■ **Exercise**: Copy out the material below in full, but not its images.

[Code that draws figures]
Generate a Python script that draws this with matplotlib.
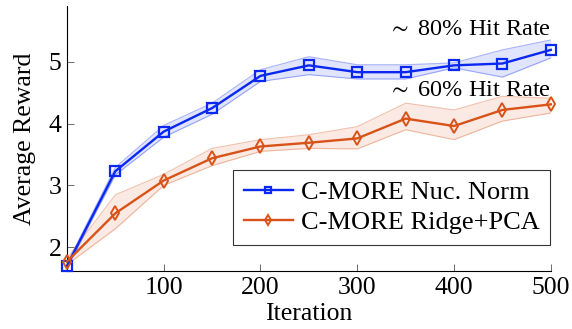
import matplotlib
matplotlib.use("Agg")
import matplotlib.pyplot as plt

plt.rcParams['font.family'] = ['Liberation Serif', 'DejaVu Serif']
plt.rcParams['mathtext.fontset'] = 'stix'

iters = [0, 50, 100, 150, 200, 250, 300, 350, 400, 450, 500]

nuc_mean = [1.70, 3.23, 3.87, 4.25, 4.77, 4.94, 4.83, 4.83, 4.94, 4.97, 5.19]
nuc_low = [1.66, 3.17, 3.78, 4.15, 4.68, 4.79, 4.72, 4.72, 4.90, 4.75, 5.06]
nuc_high = [1.74, 3.29, 3.97, 4.33, 4.87, 5.08, 4.95, 4.95, 4.98, 5.19, 5.35]

ridge_mean = [1.77, 2.55, 3.08, 3.44, 3.63, 3.69, 3.76, 4.08, 3.96, 4.22, 4.31]
ridge_low = [1.72, 2.30, 3.00, 3.32, 3.55, 3.60, 3.59, 3.90, 3.74, 4.04, 4.17]
ridge_high = [1.82, 2.85, 3.18, 3.60, 3.74, 3.82, 3.95, 4.33, 4.22, 4.44, 4.41]

labels = ["C-MORE Nuc. Norm", "C-MORE Ridge+PCA"]
notes = [r"$\sim$ 80% Hit Rate", r"$\sim$ 60% Hit Rate"]

blue = '#0a28f0'
orange = '#d95319'
fs = 18.5

fig = plt.figure(figsize=(5.72, 3.29), dpi=100)
ax = fig.add_axes([0.117, 0.176, 0.846, 0.806])

ax.fill_between(iters, nuc_low, nuc_high, color=blue, alpha=0.12, lw=0)
ax.plot(iters, nuc_low, color=blue, alpha=0.35, lw=0.8)
ax.plot(iters, nuc_high, color=blue, alpha=0.35, lw=0.8)
ax.fill_between(iters, ridge_low, ridge_high, color=orange, alpha=0.12, lw=0)
ax.plot(iters, ridge_low, color=orange, alpha=0.35, lw=0.8)
ax.plot(iters, ridge_high, color=orange, alpha=0.35, lw=0.8)

ax.plot(iters, nuc_mean, color=blue, lw=1.7, marker='s', ms=7,
        mfc='none', mec=blue, mew=1.6, label=labels[0], clip_on=False, zorder=5)
ax.plot(iters, ridge_mean, color=orange, lw=1.7, marker='d', ms=7.5,
        mfc='none', mec=orange, mew=1.4, label=labels[1], clip_on=False, zorder=5)

ax.text(iters[-1], 5.43, notes[0], ha='right', va='baseline', fontsize=fs - 1)
ax.text(iters[-1], 4.45, notes[1], ha='right', va='baseline', fontsize=fs - 1)

ax.set_xlim(0, 500)
ax.set_ylim(1.617, 5.9)
ax.set_xticks([100, 200, 300, 400, 500])
ax.set_yticks([2, 3, 4, 5])
ax.tick_params(direction='in', labelsize=fs, length=5, width=0.6, color='#555555',
               pad=4)
ax.spines['top'].set_visible(False)
ax.spines['right'].set_visible(False)
ax.set_xlabel("Iteration", fontsize=fs, labelpad=3)
ax.set_ylabel("Average Reward", fontsize=fs, labelpad=9)

leg = ax.legend(loc='lower right', bbox_to_anchor=(0.998, 0.10), fontsize=19,
                frameon=True, fancybox=False, edgecolor='black',
                borderaxespad=0, markerscale=0.65,
                handlelength=1.85, borderpad=0.4, labelspacing=0.25,
                handletextpad=0.3)
leg.get_frame().set_linewidth(0.8)

fig.savefig("out.png", dpi=100)
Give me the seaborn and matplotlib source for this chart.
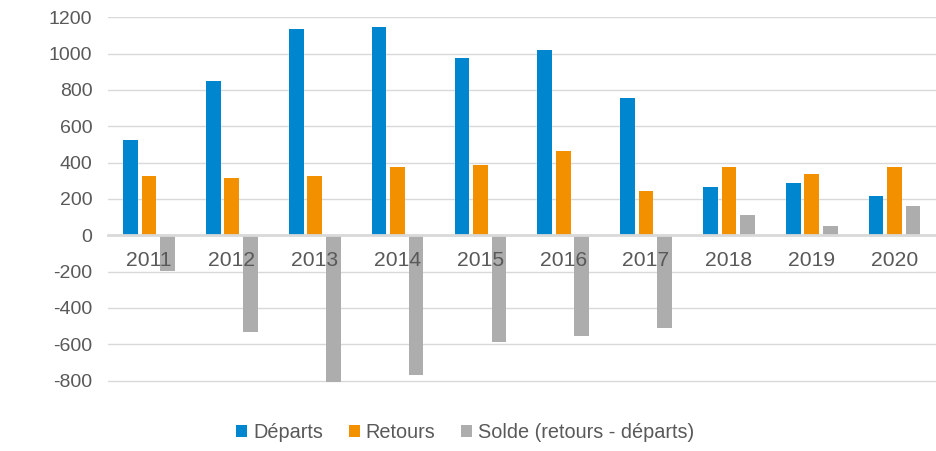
import matplotlib
matplotlib.use("Agg")
import matplotlib.pyplot as plt
import seaborn as sns
import pandas as pd

years = ["2011", "2012", "2013", "2014", "2015", "2016", "2017", "2018", "2019", "2020"]
departs = [525, 850, 1136, 1147, 976, 1020, 756, 266, 288, 216]
retours = [327, 316, 327, 376, 387, 464, 244, 376, 338, 376]
solde = [-198, -534, -809, -771, -589, -556, -512, 110, 50, 160]
series_names = ["Départs", "Retours", "Solde (retours - départs)"]
colors = ["#0086CF", "#F39000", "#ADADAD"]
yticks = [-800, -600, -400, -200, 0, 200, 400, 600, 800, 1000, 1200]

rows = []
for name, vals in zip(series_names, [departs, retours, solde]):
    for y, v in zip(years, vals):
        rows.append({"year": y, "series": name, "value": v})
df = pd.DataFrame(rows)

sns.set_theme(style="white")
plt.rcParams["font.family"] = ["Liberation Sans", "DejaVu Sans"]
text_color = "#595959"

fig = plt.figure(figsize=(9.36, 4.51), dpi=100)
ax = fig.add_axes([0.115, 0.1499, 0.885, 0.8118])

sns.barplot(data=df, x="year", y="value", hue="series", hue_order=series_names,
            palette=colors, width=0.67, gap=0.2, ax=ax, errorbar=None,
            saturation=1, legend=True)
for p in ax.patches:
    p.set_linewidth(0)

ax.set_ylim(-815, 1200)
ax.set_xlim(-0.5, len(years) - 0.5)
ax.set_yticks(yticks)
ax.set_yticklabels([str(t) for t in yticks])
ax.yaxis.grid(True, color="#D9D9D9", linewidth=1)
ax.set_axisbelow(True)
ax.xaxis.set_zorder(10)
ax.set_xlabel("")
ax.set_ylabel("")

for s in ["top", "right", "left"]:
    ax.spines[s].set_visible(False)
ax.spines["bottom"].set_position(("data", 0))
ax.spines["bottom"].set_color("#D9D9D9")
ax.spines["bottom"].set_linewidth(2)
ax.spines["bottom"].set_zorder(5)

ax.tick_params(axis="x", length=0, pad=11, labelsize=15.2, labelcolor=text_color)
ax.tick_params(axis="y", length=0, pad=11, labelsize=14, labelcolor=text_color)

handles, labels = ax.get_legend_handles_labels()
ax.legend(handles, labels, loc="center", bbox_to_anchor=(0.497, 0.041),
          bbox_transform=fig.transFigure, ncol=3, frameon=False,
          fontsize=14.3, labelcolor=text_color, handlelength=0.55,
          handleheight=0.55, handletextpad=0.3, columnspacing=1.3)

fig.savefig("out.png", dpi=100)
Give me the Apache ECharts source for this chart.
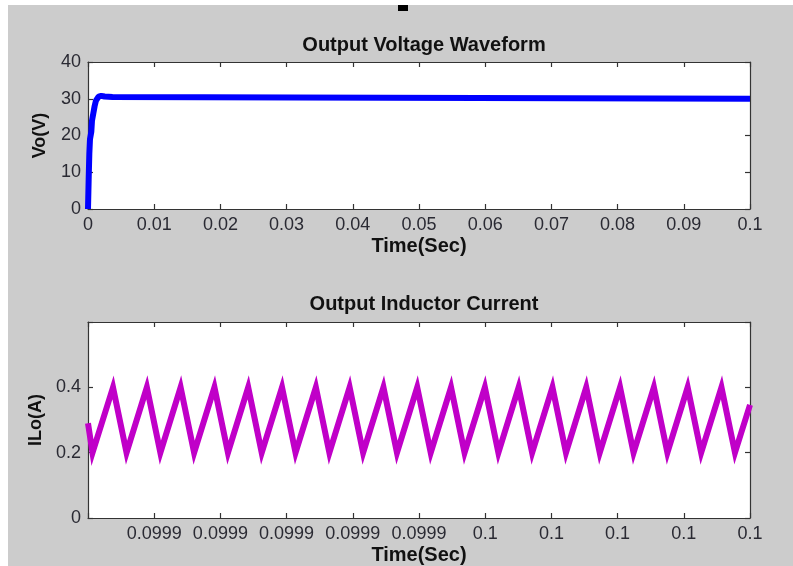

■ **Response to the exercise**:
Generate a Python script that draws this with matplotlib.
import matplotlib
matplotlib.use("Agg")
import matplotlib.pyplot as plt

plt.rcParams['font.family'] = ['Liberation Serif', 'DejaVu Serif']
plt.rcParams['mathtext.fontset'] = 'stix'

iters = [0, 50, 100, 150, 200, 250, 300, 350, 400, 450, 500]

nuc_mean = [1.70, 3.23, 3.87, 4.25, 4.77, 4.94, 4.83, 4.83, 4.94, 4.97, 5.19]
nuc_low = [1.66, 3.17, 3.78, 4.15, 4.68, 4.79, 4.72, 4.72, 4.90, 4.75, 5.06]
nuc_high = [1.74, 3.29, 3.97, 4.33, 4.87, 5.08, 4.95, 4.95, 4.98, 5.19, 5.35]

ridge_mean = [1.77, 2.55, 3.08, 3.44, 3.63, 3.69, 3.76, 4.08, 3.96, 4.22, 4.31]
ridge_low = [1.72, 2.30, 3.00, 3.32, 3.55, 3.60, 3.59, 3.90, 3.74, 4.04, 4.17]
ridge_high = [1.82, 2.85, 3.18, 3.60, 3.74, 3.82, 3.95, 4.33, 4.22, 4.44, 4.41]

labels = ["C-MORE Nuc. Norm", "C-MORE Ridge+PCA"]
notes = [r"$\sim$ 80% Hit Rate", r"$\sim$ 60% Hit Rate"]

blue = '#0a28f0'
orange = '#d95319'
fs = 18.5

fig = plt.figure(figsize=(5.72, 3.29), dpi=100)
ax = fig.add_axes([0.117, 0.176, 0.846, 0.806])

ax.fill_between(iters, nuc_low, nuc_high, color=blue, alpha=0.12, lw=0)
ax.plot(iters, nuc_low, color=blue, alpha=0.35, lw=0.8)
ax.plot(iters, nuc_high, color=blue, alpha=0.35, lw=0.8)
ax.fill_between(iters, ridge_low, ridge_high, color=orange, alpha=0.12, lw=0)
ax.plot(iters, ridge_low, color=orange, alpha=0.35, lw=0.8)
ax.plot(iters, ridge_high, color=orange, alpha=0.35, lw=0.8)

ax.plot(iters, nuc_mean, color=blue, lw=1.7, marker='s', ms=7,
        mfc='none', mec=blue, mew=1.6, label=labels[0], clip_on=False, zorder=5)
ax.plot(iters, ridge_mean, color=orange, lw=1.7, marker='d', ms=7.5,
        mfc='none', mec=orange, mew=1.4, label=labels[1], clip_on=False, zorder=5)

ax.text(iters[-1], 5.43, notes[0], ha='right', va='baseline', fontsize=fs - 1)
ax.text(iters[-1], 4.45, notes[1], ha='right', va='baseline', fontsize=fs - 1)

ax.set_xlim(0, 500)
ax.set_ylim(1.617, 5.9)
ax.set_xticks([100, 200, 300, 400, 500])
ax.set_yticks([2, 3, 4, 5])
ax.tick_params(direction='in', labelsize=fs, length=5, width=0.6, color='#555555',
               pad=4)
ax.spines['top'].set_visible(False)
ax.spines['right'].set_visible(False)
ax.set_xlabel("Iteration", fontsize=fs, labelpad=3)
ax.set_ylabel("Average Reward", fontsize=fs, labelpad=9)

leg = ax.legend(loc='lower right', bbox_to_anchor=(0.998, 0.10), fontsize=19,
                frameon=True, fancybox=False, edgecolor='black',
                borderaxespad=0, markerscale=0.65,
                handlelength=1.85, borderpad=0.4, labelspacing=0.25,
                handletextpad=0.3)
leg.get_frame().set_linewidth(0.8)

fig.savefig("out.png", dpi=100)
Give me the seaborn and matplotlib source for this chart.
import matplotlib
matplotlib.use("Agg")
import matplotlib.pyplot as plt
import seaborn as sns
import pandas as pd

years = ["2011", "2012", "2013", "2014", "2015", "2016", "2017", "2018", "2019", "2020"]
departs = [525, 850, 1136, 1147, 976, 1020, 756, 266, 288, 216]
retours = [327, 316, 327, 376, 387, 464, 244, 376, 338, 376]
solde = [-198, -534, -809, -771, -589, -556, -512, 110, 50, 160]
series_names = ["Départs", "Retours", "Solde (retours - départs)"]
colors = ["#0086CF", "#F39000", "#ADADAD"]
yticks = [-800, -600, -400, -200, 0, 200, 400, 600, 800, 1000, 1200]

rows = []
for name, vals in zip(series_names, [departs, retours, solde]):
    for y, v in zip(years, vals):
        rows.append({"year": y, "series": name, "value": v})
df = pd.DataFrame(rows)

sns.set_theme(style="white")
plt.rcParams["font.family"] = ["Liberation Sans", "DejaVu Sans"]
text_color = "#595959"

fig = plt.figure(figsize=(9.36, 4.51), dpi=100)
ax = fig.add_axes([0.115, 0.1499, 0.885, 0.8118])

sns.barplot(data=df, x="year", y="value", hue="series", hue_order=series_names,
            palette=colors, width=0.67, gap=0.2, ax=ax, errorbar=None,
            saturation=1, legend=True)
for p in ax.patches:
    p.set_linewidth(0)

ax.set_ylim(-815, 1200)
ax.set_xlim(-0.5, len(years) - 0.5)
ax.set_yticks(yticks)
ax.set_yticklabels([str(t) for t in yticks])
ax.yaxis.grid(True, color="#D9D9D9", linewidth=1)
ax.set_axisbelow(True)
ax.xaxis.set_zorder(10)
ax.set_xlabel("")
ax.set_ylabel("")

for s in ["top", "right", "left"]:
    ax.spines[s].set_visible(False)
ax.spines["bottom"].set_position(("data", 0))
ax.spines["bottom"].set_color("#D9D9D9")
ax.spines["bottom"].set_linewidth(2)
ax.spines["bottom"].set_zorder(5)

ax.tick_params(axis="x", length=0, pad=11, labelsize=15.2, labelcolor=text_color)
ax.tick_params(axis="y", length=0, pad=11, labelsize=14, labelcolor=text_color)

handles, labels = ax.get_legend_handles_labels()
ax.legend(handles, labels, loc="center", bbox_to_anchor=(0.497, 0.041),
          bbox_transform=fig.transFigure, ncol=3, frameon=False,
          fontsize=14.3, labelcolor=text_color, handlelength=0.55,
          handleheight=0.55, handletextpad=0.3, columnspacing=1.3)

fig.savefig("out.png", dpi=100)
Give me the Apache ECharts source for this chart.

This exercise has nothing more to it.